By Serah Makondetsa:
This came out on Wednesday during a Foreign Press Centre reporting tour on media literacy and combating misinformation in Washington DC.
Speaking to 24 journalists from various countries, Acting Deputy Coordinator at the Gec, Jonathan Henick, said fake news and misinformation is not a new phenomenon, arguing technology has promoted its occurrence.
Henick said there is need for collective efforts to combat the malpractice, particularly in countries that are preparing for elections.
“The issue of fake news cannot be dealt with by governments alone; there is need for collective efforts. Civil Society Organisations (CSOs) should play a role in keeping politicians in check. The media has to be active in ensuring that the public has access to truthful news,” he said.
He said there is need for social responsibility among the citizens to combat fake news and misinformation.

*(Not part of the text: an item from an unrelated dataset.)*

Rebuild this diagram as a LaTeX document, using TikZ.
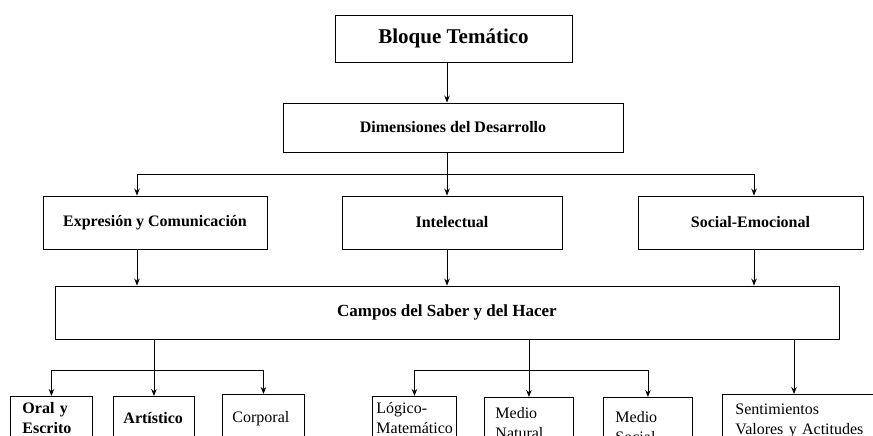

“There has to be good communication from the media. Countries should initiate fact checking organisations which help detect what, mostly, politicians say whether on their social media pages or rallies. No one can solve the problem overnight but through collective effort it can be reduced,” he said.
In a telephone interview with Malawi News, Timothy Mtambo of Centre for Human Rights and Rehabilitation (CHRR) agreed that CSOs indeed play a crucial role in promoting truth and sensitising the general public.
“We can almost link fake news to propaganda. It has become a growing trend for individuals to create fake news websites and write fake news which is mostly misleading. Everyone can be a victim of fake news and indeed the trend is growing and has to be curbed,” he said.
The reporting tour will among others cover topics such as “The News Media Landscape in a Digital, Polarized Age”, Research and trends related to news habits and attitudes; trust in the media and misinformation.